* [What needs to be done]
Begin at the line that contains "Clone this chart in Chart.js.", stop after the line that contains "ctx.strokeRect(a.left + 0.5, a.top", and reproduce only that span, unaltered.

* [Material for this task]
━━━━━━━━━━━━━━━━━━━━
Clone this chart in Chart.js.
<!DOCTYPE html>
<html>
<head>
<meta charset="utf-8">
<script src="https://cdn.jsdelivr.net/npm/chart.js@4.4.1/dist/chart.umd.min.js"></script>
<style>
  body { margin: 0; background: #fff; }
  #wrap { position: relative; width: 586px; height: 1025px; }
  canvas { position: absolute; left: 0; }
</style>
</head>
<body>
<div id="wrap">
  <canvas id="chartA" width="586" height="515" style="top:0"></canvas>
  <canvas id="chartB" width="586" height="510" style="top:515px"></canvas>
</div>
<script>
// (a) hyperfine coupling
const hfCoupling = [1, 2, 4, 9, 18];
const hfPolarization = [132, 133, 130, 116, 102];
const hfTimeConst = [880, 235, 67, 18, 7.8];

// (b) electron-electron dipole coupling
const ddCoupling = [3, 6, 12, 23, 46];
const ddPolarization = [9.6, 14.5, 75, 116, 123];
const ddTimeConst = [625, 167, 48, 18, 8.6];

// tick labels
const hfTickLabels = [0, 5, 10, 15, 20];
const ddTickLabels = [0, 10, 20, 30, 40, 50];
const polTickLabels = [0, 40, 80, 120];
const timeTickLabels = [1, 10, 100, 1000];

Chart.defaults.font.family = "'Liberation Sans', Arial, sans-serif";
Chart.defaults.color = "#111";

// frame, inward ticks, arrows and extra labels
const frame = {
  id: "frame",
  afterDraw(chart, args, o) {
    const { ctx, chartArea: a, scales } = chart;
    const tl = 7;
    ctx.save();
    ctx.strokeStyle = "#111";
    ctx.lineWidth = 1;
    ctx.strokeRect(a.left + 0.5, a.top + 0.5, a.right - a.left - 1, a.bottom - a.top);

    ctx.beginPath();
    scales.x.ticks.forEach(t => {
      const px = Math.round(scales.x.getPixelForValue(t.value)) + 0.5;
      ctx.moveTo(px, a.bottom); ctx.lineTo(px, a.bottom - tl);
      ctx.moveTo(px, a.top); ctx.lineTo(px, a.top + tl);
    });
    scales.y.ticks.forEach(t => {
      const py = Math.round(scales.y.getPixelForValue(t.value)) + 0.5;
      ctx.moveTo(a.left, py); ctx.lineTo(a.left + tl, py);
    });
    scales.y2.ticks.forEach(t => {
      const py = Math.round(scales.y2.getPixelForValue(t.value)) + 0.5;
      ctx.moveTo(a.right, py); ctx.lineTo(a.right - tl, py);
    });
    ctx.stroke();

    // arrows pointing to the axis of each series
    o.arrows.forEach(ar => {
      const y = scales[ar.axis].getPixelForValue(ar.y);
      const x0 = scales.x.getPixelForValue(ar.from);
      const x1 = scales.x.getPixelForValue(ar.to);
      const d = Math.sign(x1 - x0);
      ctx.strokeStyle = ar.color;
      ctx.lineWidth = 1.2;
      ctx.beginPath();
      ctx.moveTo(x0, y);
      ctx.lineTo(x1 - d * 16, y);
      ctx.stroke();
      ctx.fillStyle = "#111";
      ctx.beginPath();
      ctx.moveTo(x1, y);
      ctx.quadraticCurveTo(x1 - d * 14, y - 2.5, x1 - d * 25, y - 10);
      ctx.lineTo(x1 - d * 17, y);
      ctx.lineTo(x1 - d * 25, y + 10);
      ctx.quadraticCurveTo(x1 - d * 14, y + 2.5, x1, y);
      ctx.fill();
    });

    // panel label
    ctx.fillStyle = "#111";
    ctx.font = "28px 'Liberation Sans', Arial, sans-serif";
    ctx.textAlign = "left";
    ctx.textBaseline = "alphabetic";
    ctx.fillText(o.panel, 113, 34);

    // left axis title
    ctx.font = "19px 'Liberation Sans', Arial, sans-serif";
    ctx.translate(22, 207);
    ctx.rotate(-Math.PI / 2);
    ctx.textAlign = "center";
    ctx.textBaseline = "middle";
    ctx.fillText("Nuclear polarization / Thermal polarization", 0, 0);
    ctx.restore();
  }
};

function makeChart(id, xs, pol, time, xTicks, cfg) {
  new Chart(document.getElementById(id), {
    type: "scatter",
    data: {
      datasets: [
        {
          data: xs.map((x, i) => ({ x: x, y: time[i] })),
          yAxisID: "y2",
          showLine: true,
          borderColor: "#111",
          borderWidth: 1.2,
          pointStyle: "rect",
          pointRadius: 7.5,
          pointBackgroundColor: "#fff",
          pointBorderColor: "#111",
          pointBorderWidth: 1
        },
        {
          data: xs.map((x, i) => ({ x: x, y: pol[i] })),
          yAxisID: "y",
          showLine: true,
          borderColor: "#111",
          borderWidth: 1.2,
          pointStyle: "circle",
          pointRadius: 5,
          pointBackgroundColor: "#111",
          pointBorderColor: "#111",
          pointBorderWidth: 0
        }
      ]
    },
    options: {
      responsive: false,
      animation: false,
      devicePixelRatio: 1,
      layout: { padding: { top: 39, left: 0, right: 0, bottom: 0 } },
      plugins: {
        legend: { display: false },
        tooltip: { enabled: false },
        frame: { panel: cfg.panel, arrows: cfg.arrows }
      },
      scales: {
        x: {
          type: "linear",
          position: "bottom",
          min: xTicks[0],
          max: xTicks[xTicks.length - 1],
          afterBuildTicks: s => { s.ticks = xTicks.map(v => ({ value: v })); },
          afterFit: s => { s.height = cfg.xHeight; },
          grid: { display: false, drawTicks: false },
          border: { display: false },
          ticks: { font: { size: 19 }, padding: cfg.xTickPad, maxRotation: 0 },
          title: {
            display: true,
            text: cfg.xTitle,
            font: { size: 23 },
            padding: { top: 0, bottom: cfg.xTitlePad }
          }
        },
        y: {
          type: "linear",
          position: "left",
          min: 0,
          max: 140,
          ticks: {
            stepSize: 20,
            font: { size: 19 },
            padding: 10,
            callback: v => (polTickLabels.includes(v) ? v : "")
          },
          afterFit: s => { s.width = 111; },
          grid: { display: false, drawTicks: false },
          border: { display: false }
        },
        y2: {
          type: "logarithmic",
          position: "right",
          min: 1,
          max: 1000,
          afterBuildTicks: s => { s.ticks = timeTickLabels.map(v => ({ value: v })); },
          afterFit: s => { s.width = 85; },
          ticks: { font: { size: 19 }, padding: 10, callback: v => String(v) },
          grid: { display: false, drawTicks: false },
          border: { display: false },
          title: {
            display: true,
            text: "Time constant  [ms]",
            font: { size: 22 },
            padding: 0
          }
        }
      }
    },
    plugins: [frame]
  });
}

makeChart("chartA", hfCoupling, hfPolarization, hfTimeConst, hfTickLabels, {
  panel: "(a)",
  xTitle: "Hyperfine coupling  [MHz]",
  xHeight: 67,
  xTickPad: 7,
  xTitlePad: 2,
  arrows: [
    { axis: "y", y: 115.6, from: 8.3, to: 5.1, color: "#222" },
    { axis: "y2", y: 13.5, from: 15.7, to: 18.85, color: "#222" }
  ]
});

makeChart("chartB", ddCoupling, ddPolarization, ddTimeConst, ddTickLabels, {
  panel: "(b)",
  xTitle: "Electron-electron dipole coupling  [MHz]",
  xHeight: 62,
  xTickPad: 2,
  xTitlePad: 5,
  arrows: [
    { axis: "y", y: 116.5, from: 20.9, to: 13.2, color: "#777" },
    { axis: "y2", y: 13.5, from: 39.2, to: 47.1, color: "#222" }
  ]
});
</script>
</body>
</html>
━━━━━━━━━━━━━━━━━━━━
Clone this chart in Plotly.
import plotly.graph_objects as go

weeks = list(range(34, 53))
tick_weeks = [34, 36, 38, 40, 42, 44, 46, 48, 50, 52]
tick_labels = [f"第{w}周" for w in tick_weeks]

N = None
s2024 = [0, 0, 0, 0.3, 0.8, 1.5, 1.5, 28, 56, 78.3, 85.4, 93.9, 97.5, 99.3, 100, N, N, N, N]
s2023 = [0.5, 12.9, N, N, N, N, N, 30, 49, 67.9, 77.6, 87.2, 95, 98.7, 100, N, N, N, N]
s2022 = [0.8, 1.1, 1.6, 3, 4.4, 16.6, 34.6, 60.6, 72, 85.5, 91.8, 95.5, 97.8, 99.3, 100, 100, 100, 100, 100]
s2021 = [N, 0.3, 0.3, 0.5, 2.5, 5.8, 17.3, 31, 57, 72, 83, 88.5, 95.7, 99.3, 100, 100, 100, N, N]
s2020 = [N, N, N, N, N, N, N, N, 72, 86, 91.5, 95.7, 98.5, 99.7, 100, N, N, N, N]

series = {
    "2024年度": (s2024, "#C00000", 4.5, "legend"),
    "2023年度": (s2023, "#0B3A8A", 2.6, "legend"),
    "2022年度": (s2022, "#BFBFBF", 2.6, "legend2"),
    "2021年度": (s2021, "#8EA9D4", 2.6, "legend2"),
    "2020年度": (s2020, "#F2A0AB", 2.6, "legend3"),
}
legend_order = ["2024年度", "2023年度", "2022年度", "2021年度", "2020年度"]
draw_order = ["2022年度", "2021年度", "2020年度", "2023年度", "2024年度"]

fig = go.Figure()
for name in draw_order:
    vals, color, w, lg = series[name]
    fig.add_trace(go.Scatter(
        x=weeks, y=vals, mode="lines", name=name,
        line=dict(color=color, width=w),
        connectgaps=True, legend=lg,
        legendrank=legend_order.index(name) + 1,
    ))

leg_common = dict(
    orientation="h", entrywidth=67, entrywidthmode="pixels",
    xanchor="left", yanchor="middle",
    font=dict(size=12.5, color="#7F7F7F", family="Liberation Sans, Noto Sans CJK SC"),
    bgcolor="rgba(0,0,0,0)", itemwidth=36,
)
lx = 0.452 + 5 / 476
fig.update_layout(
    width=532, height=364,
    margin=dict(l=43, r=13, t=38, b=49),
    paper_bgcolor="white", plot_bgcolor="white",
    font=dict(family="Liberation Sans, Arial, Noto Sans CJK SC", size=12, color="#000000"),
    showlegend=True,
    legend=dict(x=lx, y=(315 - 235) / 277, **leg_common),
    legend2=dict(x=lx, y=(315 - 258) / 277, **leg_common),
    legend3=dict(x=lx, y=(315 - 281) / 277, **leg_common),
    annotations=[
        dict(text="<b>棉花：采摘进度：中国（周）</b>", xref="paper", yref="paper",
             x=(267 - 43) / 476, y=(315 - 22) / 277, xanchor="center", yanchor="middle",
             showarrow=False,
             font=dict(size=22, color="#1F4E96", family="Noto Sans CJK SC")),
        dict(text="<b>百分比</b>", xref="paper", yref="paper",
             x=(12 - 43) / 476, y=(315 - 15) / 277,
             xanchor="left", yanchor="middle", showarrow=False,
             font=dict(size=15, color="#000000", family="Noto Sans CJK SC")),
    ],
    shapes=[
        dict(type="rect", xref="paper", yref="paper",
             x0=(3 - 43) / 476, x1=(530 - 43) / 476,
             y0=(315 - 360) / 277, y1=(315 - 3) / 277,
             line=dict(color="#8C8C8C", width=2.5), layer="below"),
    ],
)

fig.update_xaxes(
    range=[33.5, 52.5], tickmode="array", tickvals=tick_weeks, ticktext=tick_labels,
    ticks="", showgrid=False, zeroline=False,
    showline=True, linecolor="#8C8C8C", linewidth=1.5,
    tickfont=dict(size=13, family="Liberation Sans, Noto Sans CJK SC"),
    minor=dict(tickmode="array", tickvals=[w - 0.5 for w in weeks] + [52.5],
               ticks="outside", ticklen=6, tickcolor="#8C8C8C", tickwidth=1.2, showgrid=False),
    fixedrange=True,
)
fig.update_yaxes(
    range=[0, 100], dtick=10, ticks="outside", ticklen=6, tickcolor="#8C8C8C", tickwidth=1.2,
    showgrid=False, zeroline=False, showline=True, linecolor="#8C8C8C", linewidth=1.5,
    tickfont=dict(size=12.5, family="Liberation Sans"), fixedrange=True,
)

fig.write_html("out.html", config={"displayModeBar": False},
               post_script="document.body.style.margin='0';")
━━━━━━━━━━━━━━━━━━━━
* [Solution to this exercise]
Clone this chart in Chart.js.
<!DOCTYPE html>
<html>
<head>
<meta charset="utf-8">
<script src="https://cdn.jsdelivr.net/npm/chart.js@4.4.1/dist/chart.umd.min.js"></script>
<style>
  body { margin: 0; background: #fff; }
  #wrap { position: relative; width: 586px; height: 1025px; }
  canvas { position: absolute; left: 0; }
</style>
</head>
<body>
<div id="wrap">
  <canvas id="chartA" width="586" height="515" style="top:0"></canvas>
  <canvas id="chartB" width="586" height="510" style="top:515px"></canvas>
</div>
<script>
// (a) hyperfine coupling
const hfCoupling = [1, 2, 4, 9, 18];
const hfPolarization = [132, 133, 130, 116, 102];
const hfTimeConst = [880, 235, 67, 18, 7.8];

// (b) electron-electron dipole coupling
const ddCoupling = [3, 6, 12, 23, 46];
const ddPolarization = [9.6, 14.5, 75, 116, 123];
const ddTimeConst = [625, 167, 48, 18, 8.6];

// tick labels
const hfTickLabels = [0, 5, 10, 15, 20];
const ddTickLabels = [0, 10, 20, 30, 40, 50];
const polTickLabels = [0, 40, 80, 120];
const timeTickLabels = [1, 10, 100, 1000];

Chart.defaults.font.family = "'Liberation Sans', Arial, sans-serif";
Chart.defaults.color = "#111";

// frame, inward ticks, arrows and extra labels
const frame = {
  id: "frame",
  afterDraw(chart, args, o) {
    const { ctx, chartArea: a, scales } = chart;
    const tl = 7;
    ctx.save();
    ctx.strokeStyle = "#111";
    ctx.lineWidth = 1;
    ctx.strokeRect(a.left + 0.5, a.top + 0.5, a.right - a.left - 1, a.bottom - a.top);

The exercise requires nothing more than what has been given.